• [WORK TO COMPLETE] For the data below, transcribe the part that opens with the line containing "Write the Apache ECharts code for this chart." and closes with the line containing "const titleText = 'C: NC-1007 S18W';", exactly and with no pictures.

+===+

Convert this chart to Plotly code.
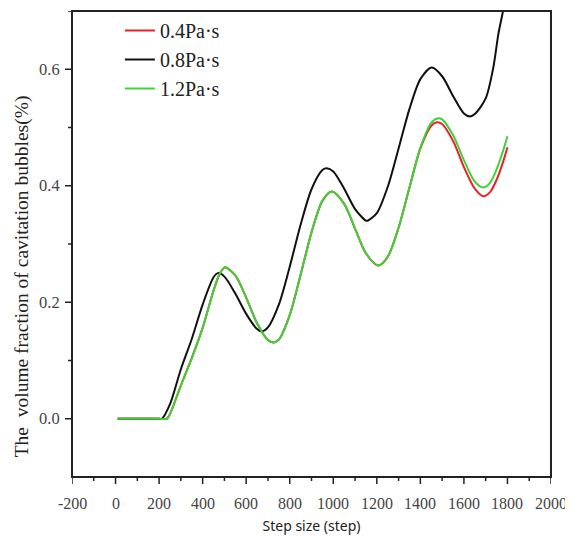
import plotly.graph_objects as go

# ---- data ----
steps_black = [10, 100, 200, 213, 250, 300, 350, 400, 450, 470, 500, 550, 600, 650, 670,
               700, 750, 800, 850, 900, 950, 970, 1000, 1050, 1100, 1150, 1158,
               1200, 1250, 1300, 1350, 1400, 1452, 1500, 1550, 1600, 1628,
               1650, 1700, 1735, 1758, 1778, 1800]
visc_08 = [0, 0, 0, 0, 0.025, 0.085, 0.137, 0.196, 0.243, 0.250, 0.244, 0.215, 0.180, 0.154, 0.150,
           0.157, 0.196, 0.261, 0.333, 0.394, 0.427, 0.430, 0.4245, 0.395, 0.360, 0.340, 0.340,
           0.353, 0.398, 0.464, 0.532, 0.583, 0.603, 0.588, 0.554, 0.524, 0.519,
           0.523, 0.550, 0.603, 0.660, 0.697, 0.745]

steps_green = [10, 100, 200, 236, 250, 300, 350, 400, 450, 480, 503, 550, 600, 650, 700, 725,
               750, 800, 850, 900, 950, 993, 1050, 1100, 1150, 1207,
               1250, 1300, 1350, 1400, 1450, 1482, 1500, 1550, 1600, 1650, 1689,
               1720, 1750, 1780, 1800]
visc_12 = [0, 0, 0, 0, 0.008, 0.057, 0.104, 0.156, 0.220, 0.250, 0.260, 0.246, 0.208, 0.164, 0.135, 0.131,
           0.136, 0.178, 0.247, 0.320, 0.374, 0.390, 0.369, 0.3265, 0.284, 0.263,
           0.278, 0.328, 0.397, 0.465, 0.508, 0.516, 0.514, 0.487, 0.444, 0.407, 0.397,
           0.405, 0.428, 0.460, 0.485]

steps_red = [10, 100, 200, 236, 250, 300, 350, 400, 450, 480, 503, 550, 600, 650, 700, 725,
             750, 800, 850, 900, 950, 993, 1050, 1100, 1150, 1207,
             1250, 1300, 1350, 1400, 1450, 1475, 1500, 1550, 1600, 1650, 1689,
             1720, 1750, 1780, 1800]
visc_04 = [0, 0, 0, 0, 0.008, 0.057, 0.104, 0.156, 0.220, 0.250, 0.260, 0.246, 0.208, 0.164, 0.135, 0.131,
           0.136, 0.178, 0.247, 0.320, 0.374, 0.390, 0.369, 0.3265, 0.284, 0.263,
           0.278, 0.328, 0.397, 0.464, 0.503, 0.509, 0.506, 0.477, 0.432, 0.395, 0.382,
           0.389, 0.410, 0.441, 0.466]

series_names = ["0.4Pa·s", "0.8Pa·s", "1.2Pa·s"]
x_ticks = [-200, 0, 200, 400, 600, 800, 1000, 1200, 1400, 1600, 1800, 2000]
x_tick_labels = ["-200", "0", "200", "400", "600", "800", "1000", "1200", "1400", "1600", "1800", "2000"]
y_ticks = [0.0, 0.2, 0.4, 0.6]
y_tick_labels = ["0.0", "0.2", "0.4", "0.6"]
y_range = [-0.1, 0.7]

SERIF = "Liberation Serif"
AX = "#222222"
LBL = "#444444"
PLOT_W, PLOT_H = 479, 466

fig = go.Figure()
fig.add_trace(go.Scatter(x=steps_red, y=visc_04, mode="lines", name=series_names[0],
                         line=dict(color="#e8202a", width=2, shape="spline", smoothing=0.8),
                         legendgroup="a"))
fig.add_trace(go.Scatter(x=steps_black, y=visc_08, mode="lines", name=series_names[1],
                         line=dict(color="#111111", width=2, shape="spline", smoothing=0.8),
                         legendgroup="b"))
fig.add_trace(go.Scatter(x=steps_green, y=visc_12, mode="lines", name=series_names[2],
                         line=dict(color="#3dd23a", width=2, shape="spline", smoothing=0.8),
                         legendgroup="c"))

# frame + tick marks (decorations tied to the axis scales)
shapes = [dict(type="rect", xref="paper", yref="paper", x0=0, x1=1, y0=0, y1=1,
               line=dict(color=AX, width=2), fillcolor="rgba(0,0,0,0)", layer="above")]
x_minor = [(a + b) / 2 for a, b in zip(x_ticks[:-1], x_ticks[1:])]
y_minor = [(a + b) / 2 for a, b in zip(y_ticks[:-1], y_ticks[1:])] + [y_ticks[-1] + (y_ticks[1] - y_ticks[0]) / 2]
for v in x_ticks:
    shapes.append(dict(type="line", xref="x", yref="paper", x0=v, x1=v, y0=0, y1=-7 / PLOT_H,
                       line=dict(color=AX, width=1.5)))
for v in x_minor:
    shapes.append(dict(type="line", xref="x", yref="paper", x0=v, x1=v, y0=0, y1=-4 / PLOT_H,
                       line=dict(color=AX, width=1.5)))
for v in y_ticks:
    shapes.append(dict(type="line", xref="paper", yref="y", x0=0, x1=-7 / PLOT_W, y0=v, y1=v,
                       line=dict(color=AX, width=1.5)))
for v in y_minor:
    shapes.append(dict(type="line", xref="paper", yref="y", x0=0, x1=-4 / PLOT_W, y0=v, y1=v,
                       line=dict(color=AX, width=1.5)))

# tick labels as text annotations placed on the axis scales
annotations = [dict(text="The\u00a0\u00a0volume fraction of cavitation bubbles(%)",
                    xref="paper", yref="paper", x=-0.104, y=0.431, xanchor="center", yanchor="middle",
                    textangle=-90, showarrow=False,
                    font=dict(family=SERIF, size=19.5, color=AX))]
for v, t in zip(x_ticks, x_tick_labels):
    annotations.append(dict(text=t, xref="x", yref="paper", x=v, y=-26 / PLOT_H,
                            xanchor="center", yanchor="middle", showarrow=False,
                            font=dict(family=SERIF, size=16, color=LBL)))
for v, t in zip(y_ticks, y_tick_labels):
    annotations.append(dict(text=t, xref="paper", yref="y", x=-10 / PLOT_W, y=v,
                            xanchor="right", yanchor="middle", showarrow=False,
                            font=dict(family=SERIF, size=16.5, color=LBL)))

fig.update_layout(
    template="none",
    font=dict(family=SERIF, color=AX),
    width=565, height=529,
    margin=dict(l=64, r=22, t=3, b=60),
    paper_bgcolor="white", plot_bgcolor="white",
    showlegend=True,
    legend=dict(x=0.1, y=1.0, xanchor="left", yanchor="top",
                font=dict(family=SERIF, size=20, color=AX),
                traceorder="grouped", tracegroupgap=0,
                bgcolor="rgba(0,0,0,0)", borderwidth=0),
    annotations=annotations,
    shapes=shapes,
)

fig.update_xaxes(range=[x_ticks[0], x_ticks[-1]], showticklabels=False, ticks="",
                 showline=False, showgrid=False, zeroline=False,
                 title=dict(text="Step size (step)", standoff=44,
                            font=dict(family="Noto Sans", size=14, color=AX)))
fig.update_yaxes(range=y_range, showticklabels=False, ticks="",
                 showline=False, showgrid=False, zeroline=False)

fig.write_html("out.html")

+===+

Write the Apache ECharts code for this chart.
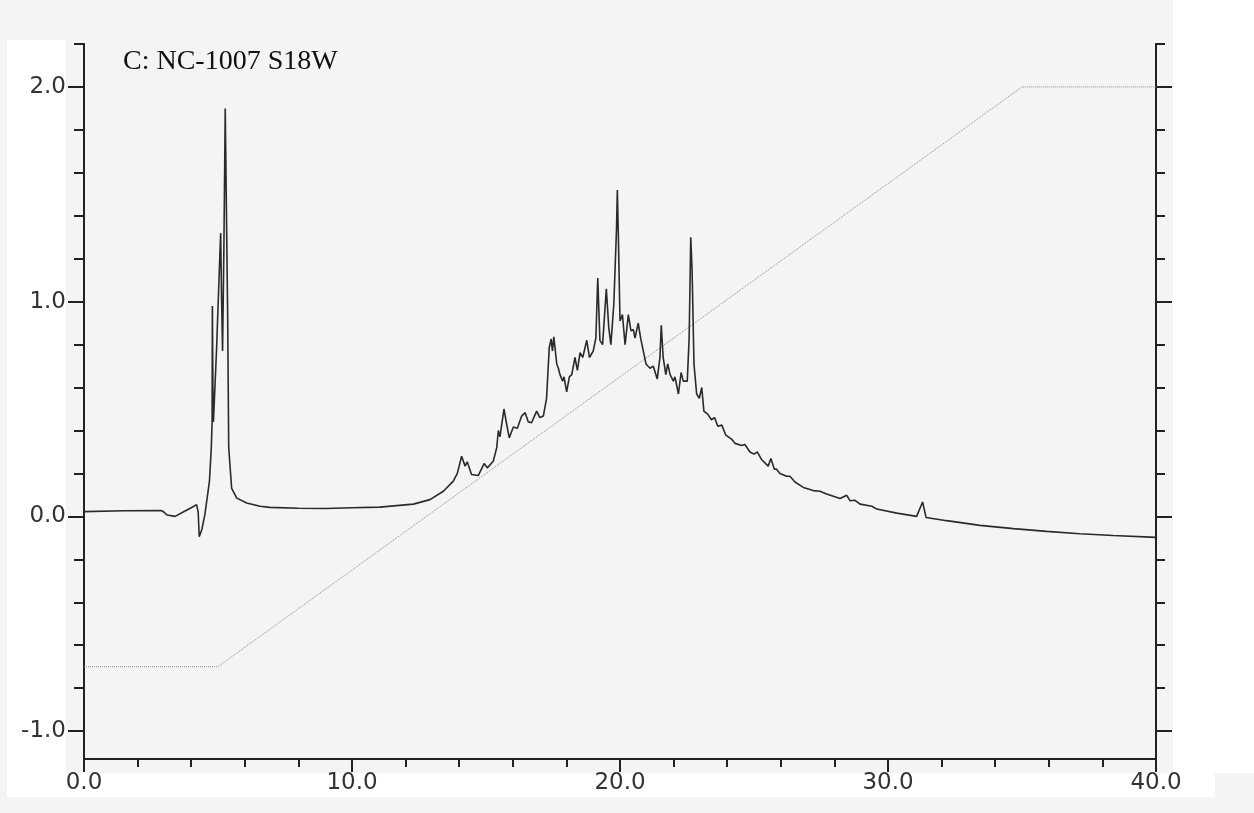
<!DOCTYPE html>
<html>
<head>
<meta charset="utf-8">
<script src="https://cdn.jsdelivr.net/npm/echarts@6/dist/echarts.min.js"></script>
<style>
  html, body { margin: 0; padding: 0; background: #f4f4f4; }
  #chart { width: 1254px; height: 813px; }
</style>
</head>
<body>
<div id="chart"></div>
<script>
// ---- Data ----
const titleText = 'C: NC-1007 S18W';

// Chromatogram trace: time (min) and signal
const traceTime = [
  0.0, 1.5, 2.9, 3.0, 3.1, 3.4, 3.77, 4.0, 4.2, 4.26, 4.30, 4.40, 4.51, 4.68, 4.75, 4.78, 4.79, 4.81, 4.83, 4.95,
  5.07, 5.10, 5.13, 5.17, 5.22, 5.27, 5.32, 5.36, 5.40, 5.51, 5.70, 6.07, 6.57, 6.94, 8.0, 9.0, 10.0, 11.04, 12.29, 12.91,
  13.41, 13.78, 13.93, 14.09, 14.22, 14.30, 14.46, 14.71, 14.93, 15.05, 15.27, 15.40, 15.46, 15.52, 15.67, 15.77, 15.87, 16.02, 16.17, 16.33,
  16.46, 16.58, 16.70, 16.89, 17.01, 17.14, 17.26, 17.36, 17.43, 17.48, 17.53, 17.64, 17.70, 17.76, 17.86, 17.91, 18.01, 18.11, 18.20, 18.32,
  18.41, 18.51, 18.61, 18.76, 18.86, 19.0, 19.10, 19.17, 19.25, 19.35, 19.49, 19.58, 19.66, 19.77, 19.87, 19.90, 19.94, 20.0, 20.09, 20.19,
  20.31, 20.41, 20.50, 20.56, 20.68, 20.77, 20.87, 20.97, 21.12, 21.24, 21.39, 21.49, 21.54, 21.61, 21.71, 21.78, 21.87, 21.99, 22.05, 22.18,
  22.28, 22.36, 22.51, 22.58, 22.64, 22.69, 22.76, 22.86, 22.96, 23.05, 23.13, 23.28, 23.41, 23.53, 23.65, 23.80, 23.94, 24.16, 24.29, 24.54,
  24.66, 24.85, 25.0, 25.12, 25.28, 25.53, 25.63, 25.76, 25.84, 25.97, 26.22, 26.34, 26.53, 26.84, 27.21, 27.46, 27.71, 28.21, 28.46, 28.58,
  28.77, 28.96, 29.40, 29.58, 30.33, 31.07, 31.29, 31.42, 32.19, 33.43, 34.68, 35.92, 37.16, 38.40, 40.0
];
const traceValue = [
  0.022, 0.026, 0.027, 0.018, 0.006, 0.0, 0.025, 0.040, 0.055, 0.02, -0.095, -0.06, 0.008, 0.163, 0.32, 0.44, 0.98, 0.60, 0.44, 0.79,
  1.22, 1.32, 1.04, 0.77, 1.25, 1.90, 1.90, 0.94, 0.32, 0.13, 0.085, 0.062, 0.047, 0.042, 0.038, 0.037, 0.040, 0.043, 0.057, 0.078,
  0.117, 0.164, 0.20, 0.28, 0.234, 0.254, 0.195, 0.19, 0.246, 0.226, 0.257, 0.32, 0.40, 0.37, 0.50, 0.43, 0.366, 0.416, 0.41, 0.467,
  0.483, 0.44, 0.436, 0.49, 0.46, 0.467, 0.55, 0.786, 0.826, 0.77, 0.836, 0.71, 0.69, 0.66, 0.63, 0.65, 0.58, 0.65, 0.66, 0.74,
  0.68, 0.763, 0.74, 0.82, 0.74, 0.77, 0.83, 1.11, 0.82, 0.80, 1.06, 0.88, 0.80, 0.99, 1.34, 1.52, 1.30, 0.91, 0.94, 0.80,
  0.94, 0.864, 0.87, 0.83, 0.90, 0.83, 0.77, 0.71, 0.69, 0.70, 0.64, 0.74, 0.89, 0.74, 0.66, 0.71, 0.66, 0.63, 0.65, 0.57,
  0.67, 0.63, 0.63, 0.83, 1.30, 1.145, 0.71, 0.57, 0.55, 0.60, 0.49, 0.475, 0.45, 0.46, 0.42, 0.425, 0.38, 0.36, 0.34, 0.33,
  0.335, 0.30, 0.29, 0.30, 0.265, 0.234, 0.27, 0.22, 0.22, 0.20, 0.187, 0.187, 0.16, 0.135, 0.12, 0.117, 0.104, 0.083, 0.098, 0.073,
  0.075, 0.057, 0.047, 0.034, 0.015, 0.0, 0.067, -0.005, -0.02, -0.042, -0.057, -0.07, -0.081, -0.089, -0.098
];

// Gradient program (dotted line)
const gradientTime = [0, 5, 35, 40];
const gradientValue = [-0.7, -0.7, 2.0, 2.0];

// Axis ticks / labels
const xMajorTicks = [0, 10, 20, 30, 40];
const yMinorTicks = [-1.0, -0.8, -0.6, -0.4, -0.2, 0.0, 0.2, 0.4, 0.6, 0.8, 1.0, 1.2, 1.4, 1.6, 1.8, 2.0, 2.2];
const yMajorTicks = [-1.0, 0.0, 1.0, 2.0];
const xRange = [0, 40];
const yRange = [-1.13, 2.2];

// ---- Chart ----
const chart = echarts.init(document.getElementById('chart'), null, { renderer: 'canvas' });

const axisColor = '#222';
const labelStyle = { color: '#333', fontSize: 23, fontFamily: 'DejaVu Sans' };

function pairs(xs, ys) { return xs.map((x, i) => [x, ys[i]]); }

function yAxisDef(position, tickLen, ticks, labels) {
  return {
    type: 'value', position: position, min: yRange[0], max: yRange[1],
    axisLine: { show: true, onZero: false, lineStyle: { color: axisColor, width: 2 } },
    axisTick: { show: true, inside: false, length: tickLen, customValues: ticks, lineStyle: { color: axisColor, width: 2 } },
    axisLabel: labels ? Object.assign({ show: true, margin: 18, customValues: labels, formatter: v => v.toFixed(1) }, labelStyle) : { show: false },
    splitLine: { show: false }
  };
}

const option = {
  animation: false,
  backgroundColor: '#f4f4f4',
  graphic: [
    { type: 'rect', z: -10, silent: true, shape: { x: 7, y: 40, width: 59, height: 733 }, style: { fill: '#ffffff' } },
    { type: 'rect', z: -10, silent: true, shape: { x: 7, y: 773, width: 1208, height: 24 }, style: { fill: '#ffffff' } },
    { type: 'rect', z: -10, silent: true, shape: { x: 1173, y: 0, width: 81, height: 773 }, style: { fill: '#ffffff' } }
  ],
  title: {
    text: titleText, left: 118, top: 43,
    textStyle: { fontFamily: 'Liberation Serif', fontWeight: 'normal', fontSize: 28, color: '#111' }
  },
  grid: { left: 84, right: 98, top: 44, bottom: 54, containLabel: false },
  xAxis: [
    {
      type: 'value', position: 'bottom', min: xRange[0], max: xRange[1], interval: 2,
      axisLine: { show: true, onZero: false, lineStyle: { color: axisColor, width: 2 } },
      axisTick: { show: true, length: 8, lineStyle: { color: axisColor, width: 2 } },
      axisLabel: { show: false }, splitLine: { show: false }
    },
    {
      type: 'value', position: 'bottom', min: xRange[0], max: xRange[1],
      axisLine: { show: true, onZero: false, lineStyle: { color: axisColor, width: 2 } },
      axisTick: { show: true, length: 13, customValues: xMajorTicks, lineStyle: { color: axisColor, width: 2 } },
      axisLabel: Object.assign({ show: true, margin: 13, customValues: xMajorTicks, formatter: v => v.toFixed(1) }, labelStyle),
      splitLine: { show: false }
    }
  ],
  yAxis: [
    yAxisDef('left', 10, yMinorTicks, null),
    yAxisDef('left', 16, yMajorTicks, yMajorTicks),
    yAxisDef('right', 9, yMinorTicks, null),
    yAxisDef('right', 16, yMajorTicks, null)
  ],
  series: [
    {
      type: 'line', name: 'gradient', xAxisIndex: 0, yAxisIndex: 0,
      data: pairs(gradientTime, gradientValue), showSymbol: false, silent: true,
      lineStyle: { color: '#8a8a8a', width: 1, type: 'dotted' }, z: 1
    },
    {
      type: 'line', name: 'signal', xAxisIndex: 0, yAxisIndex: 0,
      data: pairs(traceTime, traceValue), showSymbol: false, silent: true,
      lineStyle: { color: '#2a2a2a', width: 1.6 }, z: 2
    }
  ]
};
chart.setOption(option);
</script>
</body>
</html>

+===+

• [CORRECT RESULT]
Write the Apache ECharts code for this chart.
<!DOCTYPE html>
<html>
<head>
<meta charset="utf-8">
<script src="https://cdn.jsdelivr.net/npm/echarts@6/dist/echarts.min.js"></script>
<style>
  html, body { margin: 0; padding: 0; background: #f4f4f4; }
  #chart { width: 1254px; height: 813px; }
</style>
</head>
<body>
<div id="chart"></div>
<script>
// ---- Data ----
const titleText = 'C: NC-1007 S18W';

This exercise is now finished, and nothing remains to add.